Cio’ chiarito, deve escludersi che gli agenti abbiano proceduto ad alcuna perquisizione dell’abitazione dell’indagata nella quale risultano essere entrati, come rilevato dal Tribunale del riesame, con il consenso dei soggetti ivi presenti, senza quindi aver necessita’ di alcuna autorizzazione all’infuori di quella degli aventi diritto, ovverosia delle persone residenti nello stesso immobile.
Le ulteriori censure afferenti alla redazione del verbale dagli agenti intervenuti non risultano, per vero, essere mai state devolute al Tribunale abruzzese e non possono percio’ trovare ingresso nella presente sede di legittimita’. Deve essere al riguardo rilevato che nel giudizio di riesame, pur informato al principio decisorio, il quale si sostanzia nel potere per il Tribunale di annullare o riformare in senso favorevole all’imputato il provvedimento impugnato anche per motivi diversi da quelli enunciati nell’atto di impugnazione, cosi’ come di confermarlo per ragioni diverse da quelle indicate nella motivazione dell’ordinanza cautelare (Sez. 1, n. 3769 del 21/10/2015 – dep. 28/01/2016, Lomonaco, Rv. 266003), resta ferma la regola secondo la quale la parte impugnante ha l’onere di specificare le proprie doglianze, sia pur non necessariamente in termini contestuali alla presentazione del gravame stante la facoltativita’, prevista dall’articolo 309 c.p.p., comma 6, della indicazione orale dei motivi a sostegno dello stesso.
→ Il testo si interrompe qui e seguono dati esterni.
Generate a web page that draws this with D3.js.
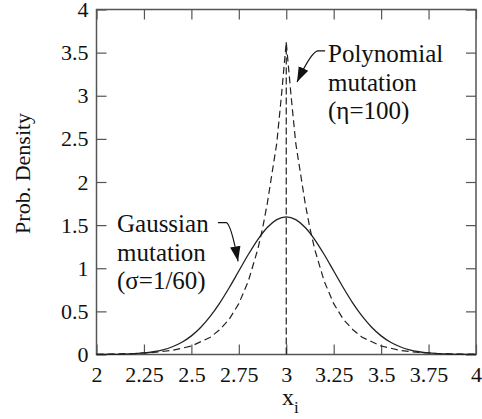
<!DOCTYPE html>
<html>
<head>
<meta charset="utf-8">
<script src="https://cdn.jsdelivr.net/npm/d3@7"></script>
<style>
  body { margin: 0; background: #fff; }
  svg { display: block; }
</style>
</head>
<body>
<div id="chart"></div>
<script>
// Values
const xTicks = [2, 2.25, 2.5, 2.75, 3, 3.25, 3.5, 3.75, 4];
const yTicks = [0, 0.5, 1, 1.5, 2, 2.5, 3, 3.5, 4];

// Gaussian mutation (solid)
const gaussX = [2.00, 2.10, 2.20, 2.25, 2.30, 2.35, 2.40, 2.45, 2.50, 2.55, 2.60, 2.65, 2.70, 2.75, 2.80, 2.85, 2.90, 2.95,
                3.00,
                3.05, 3.10, 3.15, 3.20, 3.25, 3.30, 3.35, 3.40, 3.45, 3.50, 3.55, 3.60, 3.65, 3.70, 3.75, 3.80, 3.90, 4.00];
const gaussY = [0.001, 0.002, 0.010, 0.018, 0.032, 0.054, 0.090, 0.142, 0.216, 0.316, 0.444, 0.599, 0.777, 0.968, 1.159, 1.333, 1.473, 1.564,
                1.596,
                1.564, 1.473, 1.333, 1.159, 0.968, 0.777, 0.599, 0.444, 0.316, 0.216, 0.142, 0.090, 0.054, 0.032, 0.018, 0.010, 0.002, 0.001];

// Polynomial mutation (dashed)
const polyX = [2.00, 2.20, 2.30, 2.40, 2.50, 2.60, 2.65, 2.70, 2.75, 2.80, 2.85, 2.875, 2.90, 2.925, 2.95, 2.975,
               3.00,
               3.025, 3.05, 3.075, 3.10, 3.125, 3.15, 3.20, 3.25, 3.30, 3.35, 3.40, 3.50, 3.60, 3.70, 3.80, 4.00];
const polyY = [0.003, 0.011, 0.023, 0.048, 0.098, 0.20, 0.29, 0.41, 0.59, 0.85, 1.22, 1.46, 1.75, 2.10, 2.45, 3.01,
               3.62,
               3.01, 2.45, 2.10, 1.75, 1.46, 1.22, 0.85, 0.59, 0.41, 0.29, 0.20, 0.098, 0.048, 0.023, 0.011, 0.003];

const SERIF = '"Liberation Serif", "Times New Roman", serif';

const width = 482, height = 419;
const margin = { top: 9.5, right: 6, bottom: 64.5, left: 96.5 };
const innerW = width - margin.left - margin.right;
const innerH = height - margin.top - margin.bottom;

const svg = d3.select("#chart").append("svg")
    .attr("width", width)
    .attr("height", height)
    .attr("font-family", SERIF);

const g = svg.append("g")
    .attr("transform", `translate(${margin.left},${margin.top})`);

const x = d3.scaleLinear().domain([2, 4]).range([0, innerW]);
const y = d3.scaleLinear().domain([0, 4]).range([innerH, 0]);

const axisColor = "#555";
const tickLen = 10;

// Axes with inward ticks on all four sides
function styleAxis(sel) {
    sel.attr("font-family", SERIF);
    sel.select(".domain").remove();
    sel.selectAll(".tick line").attr("stroke", axisColor).attr("stroke-width", 1.2);
    sel.selectAll(".tick text")
        .attr("fill", "#111")
        .attr("font-size", 22);
}

g.append("g")
    .attr("transform", `translate(0,${innerH})`)
    .call(d3.axisBottom(x).tickValues(xTicks).tickFormat(d3.format("")).tickSizeInner(-tickLen).tickSizeOuter(0).tickPadding(12))
    .call(styleAxis);

g.append("g")
    .call(d3.axisTop(x).tickValues(xTicks).tickFormat("").tickSizeInner(-tickLen).tickSizeOuter(0))
    .call(styleAxis);

g.append("g")
    .call(d3.axisLeft(y).tickValues(yTicks).tickFormat(d3.format("")).tickSizeInner(-tickLen).tickSizeOuter(0).tickPadding(8))
    .call(styleAxis);

g.append("g")
    .attr("transform", `translate(${innerW},0)`)
    .call(d3.axisRight(y).tickValues(yTicks).tickFormat("").tickSizeInner(-tickLen).tickSizeOuter(0))
    .call(styleAxis);

// Frame
g.append("rect")
    .attr("width", innerW)
    .attr("height", innerH)
    .attr("fill", "none")
    .attr("stroke", axisColor)
    .attr("stroke-width", 1.5);

// Curves
const gaussData = gaussX.map((v, i) => [v, gaussY[i]]);
const polyData = polyX.map((v, i) => [v, polyY[i]]);

g.append("path")
    .datum(gaussData)
    .attr("fill", "none")
    .attr("stroke", "#222")
    .attr("stroke-width", 1.3)
    .attr("d", d3.line().x(d => x(d[0])).y(d => y(d[1])).curve(d3.curveMonotoneX));

g.append("path")
    .datum(polyData)
    .attr("fill", "none")
    .attr("stroke", "#222")
    .attr("stroke-width", 1.2)
    .attr("stroke-dasharray", "7,4")
    .attr("d", d3.line().x(d => x(d[0])).y(d => y(d[1])));

// Vertical dashed line at the mean
const peak = d3.max(polyY);
g.append("line")
    .attr("x1", x(3)).attr("x2", x(3))
    .attr("y1", y(0)).attr("y2", y(peak))
    .attr("stroke", "#222")
    .attr("stroke-width", 1.2)
    .attr("stroke-dasharray", "7,3");

// Annotations
function label(lines, ax, ay) {
    const t = g.append("text")
        .attr("x", x(ax))
        .attr("y", y(ay))
        .attr("fill", "#111")
        .attr("font-size", 25);
    lines.forEach((s, i) => {
        t.append("tspan").attr("x", x(ax)).attr("dy", i === 0 ? 0 : 28.5).text(s);
    });
}

label(["Polynomial", "mutation", "(η=100)"], 3.22, 3.39);
label(["Gaussian", "mutation", "(σ=1/60)"], 2.108, 1.42);

svg.append("defs").append("marker")
    .attr("id", "head")
    .attr("viewBox", "0 0 10 10")
    .attr("refX", 10).attr("refY", 5)
    .attr("markerWidth", 15).attr("markerHeight", 15)
    .attr("markerUnits", "userSpaceOnUse")
    .attr("orient", "auto")
    .append("path")
    .attr("d", "M0,1.5 L10,5 L0,8.5 Z")
    .attr("fill", "#111");

function arrow(p0, p1, c, tip) {
    const P = p => [x(p[0]), y(p[1])];
    const a = P(p0), b = P(p1), cc = P(c), t = P(tip);
    g.append("path")
        .attr("d", `M${a[0]},${a[1]} L${b[0]},${b[1]} Q${cc[0]},${cc[1]} ${t[0]},${t[1]}`)
        .attr("fill", "none")
        .attr("stroke", "#111")
        .attr("stroke-width", 1.2)
        .attr("marker-end", "url(#head)");
}

arrow([3.205, 3.52], [3.165, 3.52], [3.13, 3.50], [3.057, 3.16]);
arrow([2.64, 1.53], [2.685, 1.53], [2.71, 1.50], [2.746, 1.08]);

// Axis titles
svg.append("text")
    .attr("transform", `translate(${30},${margin.top + y(2.1)}) rotate(-90)`)
    .attr("text-anchor", "middle")
    .attr("fill", "#111")
    .attr("font-size", 22)
    .text("Prob. Density");

const xl = svg.append("text")
    .attr("x", margin.left + x(3) + 4)
    .attr("y", 405)
    .attr("text-anchor", "middle")
    .attr("fill", "#111")
    .attr("font-size", 24);
xl.append("tspan").text("x");
xl.append("tspan").attr("dy", 8).attr("font-size", 17).text("i");
</script>
</body>
</html>
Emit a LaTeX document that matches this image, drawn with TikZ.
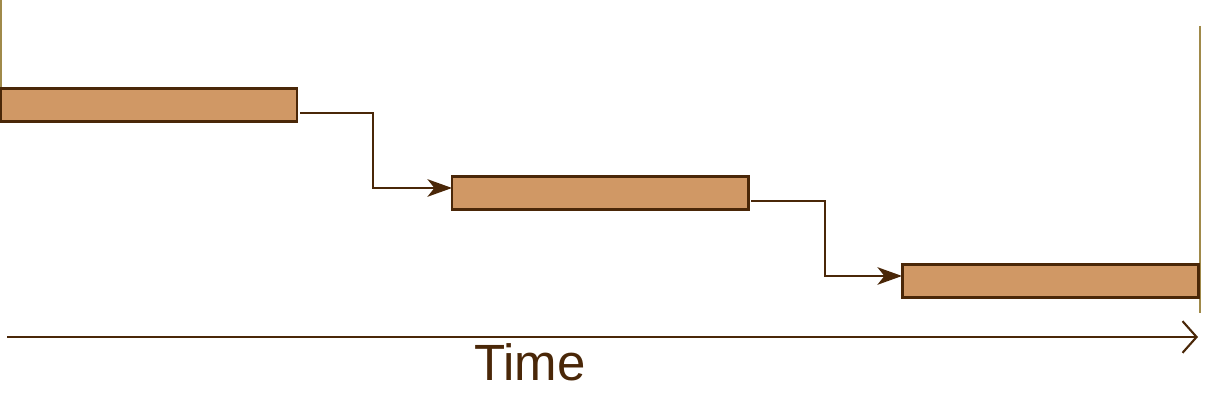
\documentclass[tikz,border=0pt]{standalone}
\usepackage{fontspec}
\setmainfont{Liberation Sans}
\usepackage{tikz,xcolor}
\usetikzlibrary{calc,arrows.meta}
\definecolor{barfill}{HTML}{D09865}
\definecolor{brownline}{HTML}{4A2708}
\definecolor{goldline}{HTML}{A08A4A}

\begin{document}
\begin{tikzpicture}[bar/.style={draw=brownline,fill=barfill,line width=0.85pt,inner sep=0pt,outer sep=0pt,minimum width=2.96cm,minimum height=0.33cm,anchor=north west},
link/.style={brownline,line width=0.6pt,-{Stealth[length=7pt,width=5pt,inset=2pt]}}]
\useasboundingbox (0,0) rectangle (12.12,4.19);

\draw[goldline,line width=0.8pt] (0.01,4.19) -- (0.01,2.96);
\draw[goldline,line width=0.8pt] (12.00,3.93) -- (12.00,1.06);

\node[bar] (task1) at (0.01,3.30) {};
\node[bar] (task2) at (4.52,2.42) {};
\node[bar] (task3) at (9.02,1.54) {};

\draw[link] ($(task1.east)+(0.03,-0.075)$) -- ++(0.73,0) |- ($(task2.west)+(0,0.055)$);
\draw[link] ($(task2.east)+(0.03,-0.075)$) -- ++(0.74,0) |- ($(task3.west)+(0,0.055)$);

\coordinate (t0) at (0.07,0.82); \coordinate (t1) at (11.98,0.82);
\draw[brownline,line width=0.6pt,-{Straight Barb[length=4pt,width=9pt]}] (t0) -- (t1);
\node[text=brownline,font=\fontsize{14.5}{17}\selectfont] (time) at (5.30,0.57) {Time};

\end{tikzpicture}
\end{document}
Essendo tale onere diretto a provocare il giudice del riesame a fornire risposte adeguate e complete, potendo altrimenti quest’ultimo fermarsi, in presenza di un provvedimento motivato, alla verifica dei presupposti legittimanti l’adozione della misura a condizione che dimostri di averlo valutato, ne consegue che, in mancanza di tale devoluzione, incorrono nella censura di inammissibilita’ le contestazioni svolte innanzi alla Corte di legittimita’ su punti che non possono trovare risposte per mancanza di cognizione addebitabile alla mancata osservanza del predetto onere da parte di chi ha sollecitato il riesame (Sez., 6, n. 16395 del 10/01/2018 -dep. 12/04/2018, Contardo, Rv. 272982).
Segue a tale esito la condanna del ricorrente, a norma dell’articolo 616 c.p.p., al pagamento delle spese processuali e, non sussistendo elementi per ritenere che abbia proposto la presente impugnativa senza versare in colpa nella determinazione della causa di inammissibilita’, al versamento di una somma equitativamente liquidata in favore della Cassa delle Ammende.

P.Q.M.

Dichiara inammissibile il ricorso e condanna il ricorrente al pagamento delle spese processuali e al versamento della somma di Euro 3.000 in favore della Cassa delle Ammende.

 

In caso di diffusione omettere le generalità e gli altri dati identificativi dei soggetti interessati nei termini indicati.